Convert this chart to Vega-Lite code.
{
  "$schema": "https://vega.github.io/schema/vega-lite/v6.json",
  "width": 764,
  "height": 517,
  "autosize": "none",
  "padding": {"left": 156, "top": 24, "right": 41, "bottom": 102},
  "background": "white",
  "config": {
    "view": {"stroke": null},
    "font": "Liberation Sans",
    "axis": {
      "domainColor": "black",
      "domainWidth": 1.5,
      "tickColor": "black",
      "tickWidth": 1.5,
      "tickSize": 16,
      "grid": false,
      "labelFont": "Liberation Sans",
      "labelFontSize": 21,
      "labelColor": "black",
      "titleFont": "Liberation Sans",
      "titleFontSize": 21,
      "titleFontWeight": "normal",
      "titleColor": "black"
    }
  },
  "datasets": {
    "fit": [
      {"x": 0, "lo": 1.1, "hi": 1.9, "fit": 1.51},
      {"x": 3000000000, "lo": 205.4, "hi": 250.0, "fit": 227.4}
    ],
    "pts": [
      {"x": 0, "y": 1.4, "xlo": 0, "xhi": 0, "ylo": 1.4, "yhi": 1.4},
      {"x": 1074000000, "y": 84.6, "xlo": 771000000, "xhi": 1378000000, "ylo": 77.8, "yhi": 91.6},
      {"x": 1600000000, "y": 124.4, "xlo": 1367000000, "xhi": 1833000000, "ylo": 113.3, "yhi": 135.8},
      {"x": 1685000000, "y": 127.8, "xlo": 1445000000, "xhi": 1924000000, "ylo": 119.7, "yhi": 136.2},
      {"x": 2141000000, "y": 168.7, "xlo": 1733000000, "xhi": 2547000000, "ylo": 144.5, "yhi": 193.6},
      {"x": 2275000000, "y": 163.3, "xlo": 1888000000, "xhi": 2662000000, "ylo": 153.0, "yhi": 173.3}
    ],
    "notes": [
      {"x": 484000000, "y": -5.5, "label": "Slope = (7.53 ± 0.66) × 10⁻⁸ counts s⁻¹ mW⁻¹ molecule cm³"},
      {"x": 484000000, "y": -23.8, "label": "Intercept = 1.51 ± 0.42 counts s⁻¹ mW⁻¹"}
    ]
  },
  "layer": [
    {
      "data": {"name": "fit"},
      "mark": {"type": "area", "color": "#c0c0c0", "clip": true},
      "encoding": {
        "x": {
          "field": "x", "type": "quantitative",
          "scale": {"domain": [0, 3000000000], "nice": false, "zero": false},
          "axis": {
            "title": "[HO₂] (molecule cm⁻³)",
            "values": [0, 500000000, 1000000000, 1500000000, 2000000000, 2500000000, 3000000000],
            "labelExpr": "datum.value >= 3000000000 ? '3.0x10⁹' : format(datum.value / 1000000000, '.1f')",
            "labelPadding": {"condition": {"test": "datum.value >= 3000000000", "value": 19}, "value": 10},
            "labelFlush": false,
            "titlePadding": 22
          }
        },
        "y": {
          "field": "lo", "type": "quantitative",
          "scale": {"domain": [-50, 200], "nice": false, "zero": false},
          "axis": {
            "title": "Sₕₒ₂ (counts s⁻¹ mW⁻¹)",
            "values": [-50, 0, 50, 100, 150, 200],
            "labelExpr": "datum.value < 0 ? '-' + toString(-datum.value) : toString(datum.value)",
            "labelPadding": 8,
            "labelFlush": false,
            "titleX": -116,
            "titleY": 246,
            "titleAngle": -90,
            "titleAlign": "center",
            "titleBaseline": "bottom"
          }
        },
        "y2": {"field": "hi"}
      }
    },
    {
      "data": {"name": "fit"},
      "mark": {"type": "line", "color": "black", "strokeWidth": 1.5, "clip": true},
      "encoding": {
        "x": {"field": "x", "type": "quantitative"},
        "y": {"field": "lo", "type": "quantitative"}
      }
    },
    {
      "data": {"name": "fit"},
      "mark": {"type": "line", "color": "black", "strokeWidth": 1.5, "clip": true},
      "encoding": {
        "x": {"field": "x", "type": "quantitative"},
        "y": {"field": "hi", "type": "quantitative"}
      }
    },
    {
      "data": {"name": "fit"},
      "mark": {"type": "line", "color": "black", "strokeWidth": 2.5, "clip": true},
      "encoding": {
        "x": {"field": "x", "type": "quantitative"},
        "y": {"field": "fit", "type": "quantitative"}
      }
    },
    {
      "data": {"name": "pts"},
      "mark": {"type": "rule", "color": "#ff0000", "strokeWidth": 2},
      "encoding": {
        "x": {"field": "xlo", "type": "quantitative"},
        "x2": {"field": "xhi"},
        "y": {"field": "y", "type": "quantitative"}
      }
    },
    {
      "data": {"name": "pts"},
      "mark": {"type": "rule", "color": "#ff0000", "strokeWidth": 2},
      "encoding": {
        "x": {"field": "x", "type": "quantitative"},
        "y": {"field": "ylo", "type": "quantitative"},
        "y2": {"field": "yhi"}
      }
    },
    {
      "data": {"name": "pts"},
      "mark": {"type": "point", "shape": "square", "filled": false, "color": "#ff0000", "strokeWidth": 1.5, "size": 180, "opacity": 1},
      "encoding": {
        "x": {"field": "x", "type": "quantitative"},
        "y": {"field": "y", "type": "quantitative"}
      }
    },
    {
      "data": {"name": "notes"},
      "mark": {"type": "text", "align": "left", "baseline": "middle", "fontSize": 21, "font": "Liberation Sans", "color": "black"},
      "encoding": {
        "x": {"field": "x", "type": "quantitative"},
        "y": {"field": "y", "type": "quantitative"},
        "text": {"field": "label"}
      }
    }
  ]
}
_ _ _ _ _ _ _
Please quote the data above in full, with no line missing.

Convert this chart to Vega-Lite code.
{
  "$schema": "https://vega.github.io/schema/vega-lite/v6.json",
  "width": 764,
  "height": 517,
  "autosize": "none",
  "padding": {"left": 156, "top": 24, "right": 41, "bottom": 102},
  "background": "white",
  "config": {
    "view": {"stroke": null},
    "font": "Liberation Sans",
    "axis": {
      "domainColor": "black",
      "domainWidth": 1.5,
      "tickColor": "black",
      "tickWidth": 1.5,
      "tickSize": 16,
      "grid": false,
      "labelFont": "Liberation Sans",
      "labelFontSize": 21,
      "labelColor": "black",
      "titleFont": "Liberation Sans",
      "titleFontSize": 21,
      "titleFontWeight": "normal",
      "titleColor": "black"
    }
  },
  "datasets": {
    "fit": [
      {"x": 0, "lo": 1.1, "hi": 1.9, "fit": 1.51},
      {"x": 3000000000, "lo": 205.4, "hi": 250.0, "fit": 227.4}
    ],
    "pts": [
      {"x": 0, "y": 1.4, "xlo": 0, "xhi": 0, "ylo": 1.4, "yhi": 1.4},
      {"x": 1074000000, "y": 84.6, "xlo": 771000000, "xhi": 1378000000, "ylo": 77.8, "yhi": 91.6},
      {"x": 1600000000, "y": 124.4, "xlo": 1367000000, "xhi": 1833000000, "ylo": 113.3, "yhi": 135.8},
      {"x": 1685000000, "y": 127.8, "xlo": 1445000000, "xhi": 1924000000, "ylo": 119.7, "yhi": 136.2},
      {"x": 2141000000, "y": 168.7, "xlo": 1733000000, "xhi": 2547000000, "ylo": 144.5, "yhi": 193.6},
      {"x": 2275000000, "y": 163.3, "xlo": 1888000000, "xhi": 2662000000, "ylo": 153.0, "yhi": 173.3}
    ],
    "notes": [
      {"x": 484000000, "y": -5.5, "label": "Slope = (7.53 ± 0.66) × 10⁻⁸ counts s⁻¹ mW⁻¹ molecule cm³"},
      {"x": 484000000, "y": -23.8, "label": "Intercept = 1.51 ± 0.42 counts s⁻¹ mW⁻¹"}
    ]
  },
  "layer": [
    {
      "data": {"name": "fit"},
      "mark": {"type": "area", "color": "#c0c0c0", "clip": true},
      "encoding": {
        "x": {
          "field": "x", "type": "quantitative",
          "scale": {"domain": [0, 3000000000], "nice": false, "zero": false},
          "axis": {
            "title": "[HO₂] (molecule cm⁻³)",
            "values": [0, 500000000, 1000000000, 1500000000, 2000000000, 2500000000, 3000000000],
            "labelExpr": "datum.value >= 3000000000 ? '3.0x10⁹' : format(datum.value / 1000000000, '.1f')",
            "labelPadding": {"condition": {"test": "datum.value >= 3000000000", "value": 19}, "value": 10},
            "labelFlush": false,
            "titlePadding": 22
          }
        },
        "y": {
          "field": "lo", "type": "quantitative",
          "scale": {"domain": [-50, 200], "nice": false, "zero": false},
          "axis": {
            "title": "Sₕₒ₂ (counts s⁻¹ mW⁻¹)",
            "values": [-50, 0, 50, 100, 150, 200],
            "labelExpr": "datum.value < 0 ? '-' + toString(-datum.value) : toString(datum.value)",
            "labelPadding": 8,
            "labelFlush": false,
            "titleX": -116,
            "titleY": 246,
            "titleAngle": -90,
            "titleAlign": "center",
            "titleBaseline": "bottom"
          }
        },
        "y2": {"field": "hi"}
      }
    },
    {
      "data": {"name": "fit"},
      "mark": {"type": "line", "color": "black", "strokeWidth": 1.5, "clip": true},
      "encoding": {
        "x": {"field": "x", "type": "quantitative"},
        "y": {"field": "lo", "type": "quantitative"}
      }
    },
    {
      "data": {"name": "fit"},
      "mark": {"type": "line", "color": "black", "strokeWidth": 1.5, "clip": true},
      "encoding": {
        "x": {"field": "x", "type": "quantitative"},
        "y": {"field": "hi", "type": "quantitative"}
      }
    },
    {
      "data": {"name": "fit"},
      "mark": {"type": "line", "color": "black", "strokeWidth": 2.5, "clip": true},
      "encoding": {
        "x": {"field": "x", "type": "quantitative"},
        "y": {"field": "fit", "type": "quantitative"}
      }
    },
    {
      "data": {"name": "pts"},
      "mark": {"type": "rule", "color": "#ff0000", "strokeWidth": 2},
      "encoding": {
        "x": {"field": "xlo", "type": "quantitative"},
        "x2": {"field": "xhi"},
        "y": {"field": "y", "type": "quantitative"}
      }
    },
    {
      "data": {"name": "pts"},
      "mark": {"type": "rule", "color": "#ff0000", "strokeWidth": 2},
      "encoding": {
        "x": {"field": "x", "type": "quantitative"},
        "y": {"field": "ylo", "type": "quantitative"},
        "y2": {"field": "yhi"}
      }
    },
    {
      "data": {"name": "pts"},
      "mark": {"type": "point", "shape": "square", "filled": false, "color": "#ff0000", "strokeWidth": 1.5, "size": 180, "opacity": 1},
      "encoding": {
        "x": {"field": "x", "type": "quantitative"},
        "y": {"field": "y", "type": "quantitative"}
      }
    },
    {
      "data": {"name": "notes"},
      "mark": {"type": "text", "align": "left", "baseline": "middle", "fontSize": 21, "font": "Liberation Sans", "color": "black"},
      "encoding": {
        "x": {"field": "x", "type": "quantitative"},
        "y": {"field": "y", "type": "quantitative"},
        "text": {"field": "label"}
      }
    }
  ]
}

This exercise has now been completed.